The Morning Line
Get Microsoft right, as I continue to remind you, and your forecast for the stock market can’t go far wrong. The tech giant is among the most valuable companies in the world, with extraordinary profit margins tied to an 80% market share in operating systems. The subscription-based revenue model the company has put in place over the last decade is built to withstand a severe economic downturn. And as long as the shares continue to make new highs regularly, it’s safe to assume the stock market will, too. The trouble is, MSFT hasn’t made a new high in six months, raising the possibility it has entered a bear market. This would have occurred last summer when shares topped at 468 on July 5. The steep plunge that followed over the next 30 days took the stock down $83, or about 18%. That’s two percentage points shy of a statistical bear market, although investors who have stuck by Microsoft – i.e., every portfolio manager on earth — would find scant consolation in this statistic.

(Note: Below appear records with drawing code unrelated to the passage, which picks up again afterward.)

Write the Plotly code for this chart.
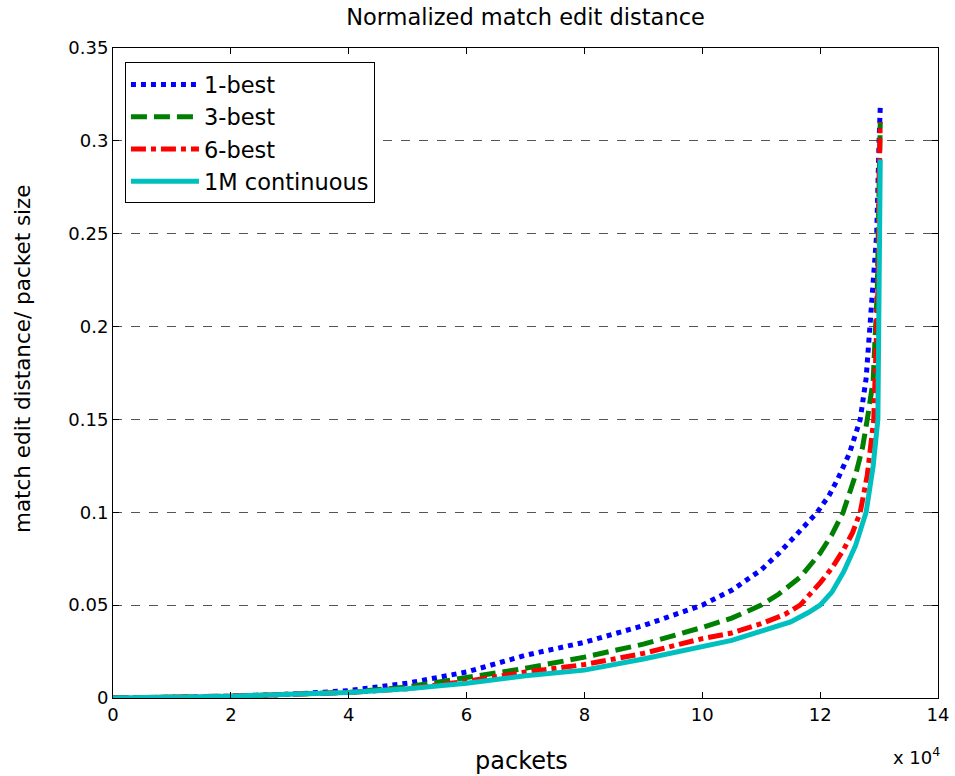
import plotly.graph_objects as go

# Sorted per-packet match edit distance, normalised by packet size.
# Packet index is in units of 10^4 packets.
best1_x = [0, 1.0, 1.7, 2, 3, 4, 5, 6, 7, 8, 9, 10, 10.5, 11, 11.3, 11.6, 11.95, 12.15, 12.3, 12.5, 12.68, 12.78, 12.85, 12.92, 12.96, 13.0, 13.02]
best1_y = [0, 0, 0.0005, 0.001, 0.002, 0.004, 0.008, 0.014, 0.023, 0.030, 0.039, 0.050, 0.058, 0.069, 0.078, 0.088, 0.100, 0.109, 0.118, 0.132, 0.150, 0.172, 0.200, 0.230, 0.250, 0.300, 0.318]

best3_x = [0, 1.7, 2, 3, 4, 5, 6, 7, 8, 9, 10, 10.5, 11, 11.3, 11.66, 12, 12.2, 12.39, 12.6, 12.72, 12.8, 12.9, 12.97, 13.0, 13.02]
best3_y = [0, 0.0005, 0.001, 0.002, 0.003, 0.006, 0.011, 0.016, 0.022, 0.029, 0.038, 0.043, 0.050, 0.056, 0.065, 0.078, 0.088, 0.100, 0.120, 0.135, 0.150, 0.171, 0.220, 0.280, 0.310]

best6_x = [0, 1.7, 2, 3, 4, 5, 6, 7, 8, 9, 10, 10.5, 11, 11.4, 11.66, 12, 12.2, 12.4, 12.55, 12.68, 12.8, 12.91, 12.98, 13.0, 13.02]
best6_y = [0, 0.0005, 0.001, 0.002, 0.003, 0.005, 0.009, 0.014, 0.018, 0.024, 0.032, 0.035, 0.040, 0.045, 0.050, 0.062, 0.070, 0.080, 0.089, 0.100, 0.120, 0.150, 0.220, 0.280, 0.310]

cont_x = [0, 1.7, 2, 3, 4, 5, 6, 7, 8, 9, 10, 10.5, 11, 11.5, 11.8, 12, 12.2, 12.4, 12.6, 12.78, 12.9, 12.98, 13.0, 13.02]
cont_y = [0, 0.0005, 0.001, 0.002, 0.003, 0.005, 0.008, 0.012, 0.015, 0.021, 0.028, 0.031, 0.036, 0.041, 0.046, 0.050, 0.057, 0.068, 0.082, 0.100, 0.125, 0.150, 0.220, 0.290]

x_ticks = [0, 2, 4, 6, 8, 10, 12, 14]
y_ticks = [0, 0.05, 0.1, 0.15, 0.2, 0.25, 0.3, 0.35]
y_tick_text = ["0", "0.05", "0.1", "0.15", "0.2", "0.25", "0.3", "0.35"]

FONT = "DejaVu Sans, Liberation Sans, Arial, sans-serif"

fig = go.Figure()
fig.add_trace(go.Scatter(x=best1_x, y=best1_y, mode="lines", name="1-best",
                         line=dict(color="#0000ff", width=5, dash="5px,5px")))
fig.add_trace(go.Scatter(x=best3_x, y=best3_y, mode="lines", name="3-best",
                         line=dict(color="#008000", width=5, dash="16px,7px")))
fig.add_trace(go.Scatter(x=best6_x, y=best6_y, mode="lines", name="6-best",
                         line=dict(color="#ff0000", width=5, dash="15px,5px,5px,5px")))
fig.add_trace(go.Scatter(x=cont_x, y=cont_y, mode="lines", name="1M continuous",
                         line=dict(color="#00bfbf", width=5)))

axis_common = dict(
    showline=True, linecolor="black", linewidth=1, mirror="ticks",
    ticks="inside", ticklen=6, tickcolor="black",
    tickfont=dict(family=FONT, size=18, color="black"),
    zeroline=False, automargin=False,
)

fig.update_xaxes(range=[0, 14], tickvals=x_ticks, ticktext=[str(v) for v in x_ticks],
                 showgrid=False, **axis_common)
fig.update_yaxes(range=[0, 0.35], tickvals=y_ticks, ticktext=y_tick_text,
                 showgrid=True, gridcolor="#555555", gridwidth=1, griddash="dash",
                 **axis_common)

# axis labels
fig.add_annotation(text="packets", xref="paper", yref="paper", x=0.5, y=0,
                   xanchor="center", yanchor="middle", yshift=-63, xshift=-4, showarrow=False,
                   font=dict(family=FONT, size=24, color="black"))
fig.add_annotation(text="match edit distance/ packet size", textangle=-90,
                   xref="paper", yref="paper", x=-0.1103, y=0.5215,
                   xanchor="center", yanchor="middle", showarrow=False,
                   font=dict(family=FONT, size=21.5, color="black"))

# x-axis scale factor
fig.add_annotation(text="x 10<sup>4</sup>", xref="paper", yref="paper", x=1.0, y=0,
                   xanchor="right", yanchor="top", yshift=-44, xshift=4, showarrow=False,
                   font=dict(family=FONT, size=18, color="black"))

fig.update_layout(
    width=955, height=776,
    margin=dict(l=113, r=17, t=48, b=78),
    paper_bgcolor="white", plot_bgcolor="white",
    title=dict(text="Normalized match edit distance", xref="paper", x=0.5, xanchor="center",
               yref="container", y=0.988, yanchor="top",
               font=dict(family=FONT, size=22.5, color="black")),
    legend=dict(x=0.0145, y=0.978, xanchor="left", yanchor="top",
                bordercolor="black", borderwidth=1, bgcolor="white",
                font=dict(family=FONT, size=22.5, color="black"),
                itemwidth=68, tracegroupgap=0),
    showlegend=True,
)

fig.write_html("out.html")
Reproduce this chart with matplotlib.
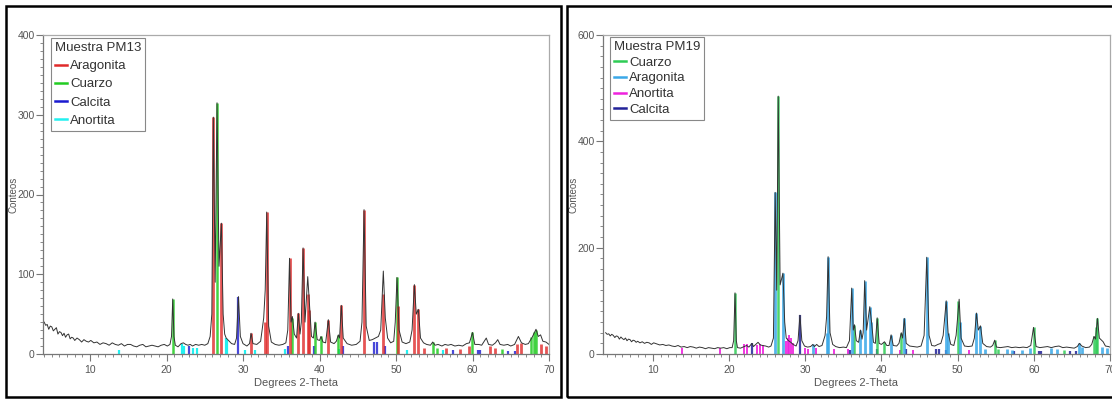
import matplotlib.pyplot as plt
import matplotlib.patches as pt
from matplotlib.lines import Line2D
from matplotlib.ticker import MultipleLocator

plt.rcParams["font.family"] = "Liberation Sans"

# ---- PM13 measured trace (2-theta, counts) ----
pm13_tt = [4.0, 4.2, 4.4, 4.6, 4.8, 5.0, 5.2, 5.4, 5.6, 5.8, 6.0, 6.2, 6.4, 6.6, 6.8, 7.0, 7.2, 7.4,
           7.6, 7.8, 8.0, 8.3, 8.6, 8.9, 9.2, 9.5, 9.8, 10.1, 10.5, 10.9, 11.3, 11.7, 12.1, 12.5,
           12.9, 13.3, 13.7, 14.1, 14.5, 14.9, 15.3, 15.7, 16.1, 16.5, 16.9, 17.3, 17.7, 18.1,
           18.5, 18.9, 19.3, 19.7, 20.1, 20.45, 20.65, 20.81, 20.97, 21.15, 21.5, 21.9, 22.2,
           22.5, 22.8, 23.1, 23.4, 23.8, 24.2, 24.6, 25.0, 25.4, 25.7, 25.92, 26.12, 26.36,
           26.6, 26.86, 27.17, 27.4, 27.6, 27.8, 28.1, 28.5, 28.9, 29.15, 29.4, 29.65, 30.0,
           30.5, 30.85, 31.05, 31.3, 31.8, 32.3, 32.7, 32.9, 33.1, 33.35, 33.7, 34.2, 34.7,
           35.2, 35.6, 35.85, 36.08, 36.28, 36.45, 36.7, 37.0, 37.23, 37.45, 37.62, 37.85,
           38.1, 38.46, 38.7, 38.95, 39.2, 39.42, 39.7, 40.0, 40.2, 40.45, 40.8, 41.15, 41.45,
           41.9, 42.2, 42.46, 42.62, 42.85, 43.1, 43.6, 44.2, 44.8, 45.3, 45.55, 45.82, 46.1,
           46.5, 46.9, 47.3, 47.7, 48.0, 48.34, 48.6, 48.9, 49.3, 49.7, 49.9, 50.13, 50.4,
           50.8, 51.3, 51.8, 52.1, 52.4, 52.65, 52.92, 53.2, 53.6, 54.0, 54.5, 54.8, 55.1,
           55.5, 56.0, 56.4, 56.8, 57.2, 57.7, 58.2, 58.7, 59.2, 59.6, 60.0, 60.3, 60.8, 61.2,
           61.8, 62.1, 62.6, 63.0, 63.3, 63.6, 64.1, 64.6, 65.0, 65.5, 66.0, 66.4, 66.9, 67.3,
           67.8, 68.0, 68.3, 68.6, 68.9, 69.2, 69.6, 70.0]
pm13_cts = [40, 36, 37, 31, 35, 34, 29, 31, 33, 25, 28, 27, 23, 26, 21, 24, 25, 19,
            21, 20, 17, 20, 18, 15, 18, 16, 15, 17, 14, 15, 12, 14, 13, 11,
            14, 12, 11, 13, 10, 12, 12, 10, 9, 11, 12, 9, 10, 11,
            10, 9, 11, 12, 10, 12, 22, 69, 22, 11, 9, 13, 14,
            12, 11, 12, 10, 12, 11, 12, 11, 13, 22, 50, 297, 90,
            315, 110, 164, 50, 25, 20, 17, 13, 12, 20, 72, 22, 13,
            10, 13, 26, 13, 12, 16, 45, 80, 178, 35, 15, 12, 11,
            12, 14, 30, 120, 40, 47, 25, 20, 51, 25, 40, 133,
            40, 97, 60, 22, 20, 40, 18, 17, 22, 15, 14, 43, 15,
            13, 16, 24, 20, 61, 20, 13, 11, 12, 16, 40, 181, 35,
            17, 18, 20, 22, 30, 104, 45, 20, 14, 16, 40, 96, 30,
            15, 13, 15, 30, 87, 50, 56, 20, 14, 12, 11, 15, 11,
            12, 10, 12, 11, 12, 10, 11, 10, 13, 14, 27, 12, 12, 11,
            20, 12, 11, 14, 18, 12, 11, 12, 10, 12, 22, 14, 12, 13,
            21, 25, 31, 22, 24, 16, 15, 12]

# ---- PM13 reference sticks (position, height) ----
pm13_arag_pos = [26.12, 27.17, 31.05, 32.9, 33.1, 36.08, 37.23, 37.85, 38.46, 38.65, 41.15, 42.85,
                 45.82, 48.34, 50.2, 52.4, 52.92, 53.6, 56.5, 58.4, 59.5, 62.3, 63.0, 65.8, 66.3,
                 68.9, 69.6]
pm13_arag_h = [297, 164, 26, 40, 178, 120, 51, 133, 75, 55, 43, 61,
               181, 75, 60, 87, 56, 8, 8, 6, 10, 10, 8, 12, 14,
               12, 10]
pm13_cuar_pos = [20.81, 26.6, 36.45, 39.42, 40.2, 42.46, 50.1, 54.8, 55.3, 59.95, 63.9, 67.7,
                 68.1, 68.3]
pm13_cuar_h = [69, 315, 45, 40, 22, 24, 96, 15, 8, 27, 6, 21, 28, 30]
pm13_calc_pos = [23.0, 29.4, 35.9, 39.3, 43.1, 47.1, 47.5, 48.5, 57.4, 60.7, 61.0, 64.7, 65.6]
pm13_calc_h = [10, 72, 10, 10, 10, 15, 15, 10, 5, 5, 5, 4, 4]
pm13_anor_pos = [13.8, 22.0, 22.3, 23.5, 24.0, 27.75, 27.95, 30.2, 31.5, 35.5, 42.6, 51.5, 56.2]
pm13_anor_h = [5, 12, 10, 8, 8, 20, 18, 5, 5, 6, 6, 5, 5]

# ---- PM19 measured trace (2-theta, counts) ----
pm19_tt = [3.8, 4.0, 4.2, 4.4, 4.6, 4.8, 5.0, 5.2, 5.4, 5.6, 5.8, 6.0, 6.2, 6.4, 6.6, 6.8, 7.0,
           7.2, 7.4, 7.6, 7.8, 8.0, 8.3, 8.6, 8.9, 9.2, 9.5, 9.8, 10.1, 10.5, 10.9, 11.3, 11.7,
           12.1, 12.5, 12.9, 13.3, 13.7, 14.1, 14.5, 14.9, 15.3, 15.7, 16.1, 16.5, 16.9, 17.3,
           17.7, 18.1, 18.5, 18.9, 19.3, 19.7, 20.1, 20.4, 20.6, 20.78, 20.95, 21.1, 21.5,
           22.0, 22.3, 22.6, 23.0, 23.2, 23.5, 23.8, 24.1, 24.4, 24.8, 25.2, 25.5, 25.82,
           26.05, 26.25, 26.45, 26.7, 27.07, 27.3, 27.5, 27.8, 28.1, 28.4, 28.8, 29.05, 29.3,
           29.55, 29.9, 30.3, 30.7, 31.0, 31.2, 31.5, 31.8, 32.2, 32.6, 32.8, 33.0, 33.25,
           33.6, 34.0, 34.5, 35.0, 35.4, 35.8, 36.1, 36.3, 36.46, 36.7, 37.0, 37.25, 37.45,
           37.6, 37.8, 38.05, 38.47, 38.7, 38.95, 39.2, 39.44, 39.7, 40.0, 40.4, 40.7, 41.0,
           41.27, 41.55, 42.0, 42.3, 42.6, 42.78, 43.0, 43.25, 43.7, 44.2, 44.7, 45.2, 45.6,
           45.95, 46.25, 46.6, 47.0, 47.4, 47.8, 48.1, 48.5, 48.75, 49.1, 49.5, 49.8, 50.2,
           50.45, 50.9, 51.4, 51.9, 52.2, 52.47, 52.72, 53.0, 53.3, 53.8, 54.3, 54.6, 54.87,
           55.1, 55.6, 56.1, 56.6, 57.1, 57.6, 58.1, 58.6, 59.1, 59.6, 59.96, 60.3, 60.8,
           61.3, 61.8, 62.3, 62.8, 63.3, 63.8, 64.3, 64.8, 65.3, 65.7, 65.99, 66.3, 66.8,
           67.3, 67.6, 67.9, 68.1, 68.35, 68.6, 69.1, 69.4, 69.8, 70.0]
pm19_cts = [40, 37, 38, 34, 37, 35, 31, 34, 33, 28, 32, 29, 27, 30, 25, 28, 27,
            23, 26, 25, 22, 24, 21, 23, 20, 22, 21, 18, 21, 19, 17, 18, 16,
            17, 15, 14, 16, 13, 14, 12, 14, 13, 11, 13, 12, 10, 12,
            11, 10, 12, 11, 12, 10, 12, 12, 25, 115, 25, 12, 11,
            14, 16, 13, 20, 14, 18, 22, 17, 16, 15, 13, 15, 30,
            304, 120, 485, 130, 152, 60, 30, 25, 22, 18, 15, 25, 73,
            25, 15, 13, 14, 18, 14, 18, 14, 16, 35, 70, 183, 40,
            18, 14, 12, 13, 12, 25, 124, 45, 55, 25, 22, 45, 28,
            40, 138, 45, 89, 60, 22, 20, 68, 20, 18, 23, 16, 16,
            36, 16, 15, 20, 40, 30, 67, 20, 15, 14, 13, 15, 35,
            182, 35, 16, 15, 18, 20, 35, 100, 40, 18, 16, 35, 103,
            30, 15, 14, 15, 30, 77, 45, 53, 20, 14, 13, 16, 26,
            13, 12, 13, 14, 12, 13, 12, 13, 12, 16, 50, 14, 12,
            13, 14, 12, 14, 15, 12, 13, 12, 11, 14, 20, 15, 12,
            13, 18, 33, 28, 67, 30, 23, 15, 14, 13]

# ---- PM19 reference sticks (position, height) ----
pm19_cuar_pos = [20.78, 26.45, 36.46, 39.44, 40.4, 42.6, 50.1, 54.87, 55.3, 59.96, 63.9, 67.9,
                 68.1, 68.35]
pm19_cuar_h = [115, 485, 55, 68, 23, 40, 100, 26, 10, 50, 8, 33, 50, 67]
pm19_arag_pos = [26.05, 27.07, 31.0, 32.8, 33.0, 36.1, 37.25, 37.8, 38.47, 38.65, 41.27, 43.0,
                 45.95, 48.5, 48.7, 50.25, 52.47, 53.0, 53.6, 56.5, 57.2, 58.4, 59.5, 62.3,
                 63.0, 65.99, 66.3, 68.9, 69.6]
pm19_arag_h = [304, 152, 18, 40, 183, 124, 45, 138, 89, 60, 36, 67,
               182, 100, 40, 60, 77, 53, 10, 10, 8, 8, 12, 12,
               10, 20, 14, 14, 12]
pm19_anor_pos = [13.8, 18.8, 22.0, 22.3, 23.6, 24.0, 24.5, 27.5, 27.7, 27.9, 28.1, 28.4,
                 29.9, 30.3, 31.4, 33.8, 35.6, 42.5, 44.2, 51.5]
pm19_anor_h = [12, 12, 18, 18, 16, 18, 16, 25, 30, 35, 30, 20,
               12, 10, 12, 10, 10, 8, 8, 8]
pm19_calc_pos = [23.0, 29.3, 35.9, 39.4, 43.2, 47.1, 47.5, 48.5, 57.4, 60.7, 61.0, 64.7, 65.6]
pm19_calc_h = [20, 73, 8, 10, 10, 10, 10, 8, 6, 6, 6, 5, 5]

# colours
RED = '#e02a2a'
GREEN13 = '#22cc22'
BLUE13 = '#1a1ad0'
CYAN13 = '#22f0f0'
GREEN19 = '#2ecc55'
SKY19 = '#3aa8e8'
MAG19 = '#ee22dd'
NAVY19 = '#222299'

fig = plt.figure(figsize=(11.12, 3.99), dpi=100)

# black outer frames around each panel
W, H = 1112.0, 399.0
fig.patches.append(pt.Rectangle((6 / W, 2 / H), 555 / W, 391 / H, transform=fig.transFigure,
                                fill=False, edgecolor='black', linewidth=1.8))
fig.patches.append(pt.Rectangle((567 / W, 2 / H), 560 / W, 391 / H, transform=fig.transFigure,
                                fill=False, edgecolor='black', linewidth=1.8))

ax1 = fig.add_axes([43 / W, 45 / H, 506 / W, 319 / H])
ax2 = fig.add_axes([603 / W, 45 / H, 507 / W, 319 / H])


def style(ax, ymax, ymajor, yminor, xmin, title, labels, colors, lspace, anchor):
    ax.set_xlim(xmin, 70)
    ax.set_ylim(0, ymax)
    ax.xaxis.set_major_locator(MultipleLocator(10))
    ax.xaxis.set_minor_locator(MultipleLocator(1))
    ax.yaxis.set_major_locator(MultipleLocator(ymajor))
    ax.yaxis.set_minor_locator(MultipleLocator(yminor))
    ax.tick_params(which='major', direction='out', length=5, width=0.8, color='#777777',
                   labelsize=7.5, labelcolor='#555555', pad=1)
    ax.tick_params(which='minor', direction='out', length=2.5, width=0.6, color='#777777')
    ax.tick_params(axis='x', which='major', pad=3)
    for s in ['top', 'right']:
        ax.spines[s].set_color('#aaaaaa')
    for s in ['left', 'bottom']:
        ax.spines[s].set_color('#777777')
    for s in ax.spines.values():
        s.set_linewidth(0.9)
    ax.set_ylabel('Conteos', fontsize=7, color='#555555', va='center')
    ax.yaxis.set_label_coords(-0.058, 0.5)
    ax.set_xlabel('Degrees 2-Theta', fontsize=8, color='#555555')
    ax.xaxis.set_label_coords(0.5, -0.075)
    handles = [Line2D([], [], color=c, lw=1.8) for c in colors]
    leg = ax.legend(handles, labels, title=title, loc='upper left', bbox_to_anchor=anchor,
                    borderaxespad=0, fontsize=9.5, title_fontsize=9.5, frameon=True,
                    fancybox=False, edgecolor='#888888', framealpha=1, handlelength=0.9,
                    handletextpad=0.25, labelspacing=lspace, borderpad=0.3,
                    alignment='left')
    leg.get_frame().set_linewidth(0.8)
    leg.get_title().set_color('#333333')
    for t in leg.get_texts():
        t.set_color('#333333')


# PM13
ax1.vlines(pm13_anor_pos, 0, pm13_anor_h, color=CYAN13, lw=1.6)
ax1.vlines(pm13_calc_pos, 0, pm13_calc_h, color=BLUE13, lw=1.6, alpha=0.8)
ax1.vlines(pm13_cuar_pos, 0, pm13_cuar_h, color=GREEN13, lw=1.8, alpha=0.85)
ax1.vlines(pm13_arag_pos, 0, pm13_arag_h, color=RED, lw=2.0, alpha=0.8)
ax1.plot(pm13_tt, pm13_cts, color='#333333', lw=0.7)
style(ax1, 400, 100, 10, 3.85, 'Muestra PM13', ['Aragonita', 'Cuarzo', 'Calcita', 'Anortita'],
      [RED, GREEN13, BLUE13, CYAN13], 0.45, (0.016, 0.99))

# PM19
ax2.vlines(pm19_anor_pos, 0, pm19_anor_h, color=MAG19, lw=1.4, alpha=0.9)
ax2.vlines(pm19_calc_pos, 0, pm19_calc_h, color=NAVY19, lw=1.6, alpha=0.85)
ax2.vlines(pm19_cuar_pos, 0, pm19_cuar_h, color=GREEN19, lw=1.8, alpha=0.85)
ax2.vlines(pm19_arag_pos, 0, pm19_arag_h, color=SKY19, lw=2.0, alpha=0.85)
ax2.plot(pm19_tt, pm19_cts, color='#333333', lw=0.7)
style(ax2, 600, 200, 20, 3.45, 'Muestra PM19', ['Cuarzo', 'Aragonita', 'Anortita', 'Calcita'],
      [GREEN19, SKY19, MAG19, NAVY19], 0.27, (0.014, 0.994))

fig.savefig('out.png', dpi=100)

Still, most of them probably have little doubt that new all-time highs await, and they could be right. But a chart stretching back to 2023 suggests persistent distribution, along with ponderous supply that has prevented a run-up to new heights. The chart would take on a rosier look, however, if the stock were to pop just 22 points, or 5%, surpassing an important peak at 450 recorded less than a month ago. MSFT could easily do that in a week, and we should not bet heavily against it.
A second, nettlesome concern for bears who have already placed their bets is the feisty performance of Bitcoin. Like Microsoft, it appeared to have made a very important top a month ago when it hit a record 108,334. The rally came within 0.1% of a compelling Hidden Pivot target, and that’s why I was willing to lay 3-to-2 odds that the top was in. However, the merciless short-squeeze that powered Friday’s wilding spree was cause for doubt. Although it topped slightly above a technical resistance that I call a ‘voodoo’ number, Bitcoin would need to start the week with a 3349-point dive to suggest bears are about to get a breather.
But they needn’t throw in the towel if Bitcoin explodes to new record highs in the days ahead, especially if MSFT seems reluctant to join the party. That could be considered a bearish divergence, although not the kind you’re likely to find described in a textbook. There are too many other signs that the broad averages have topped, including breadth numbers that have turned ugly. So be on your guard against Bitcoin going it alone for the bull’s last hurrah. That would keep bulls bullish, at least for a while, setting the hook for a new crop of speculators who have never experienced a bear market, let alone a take-no-prisoners killer like the one that’s coming.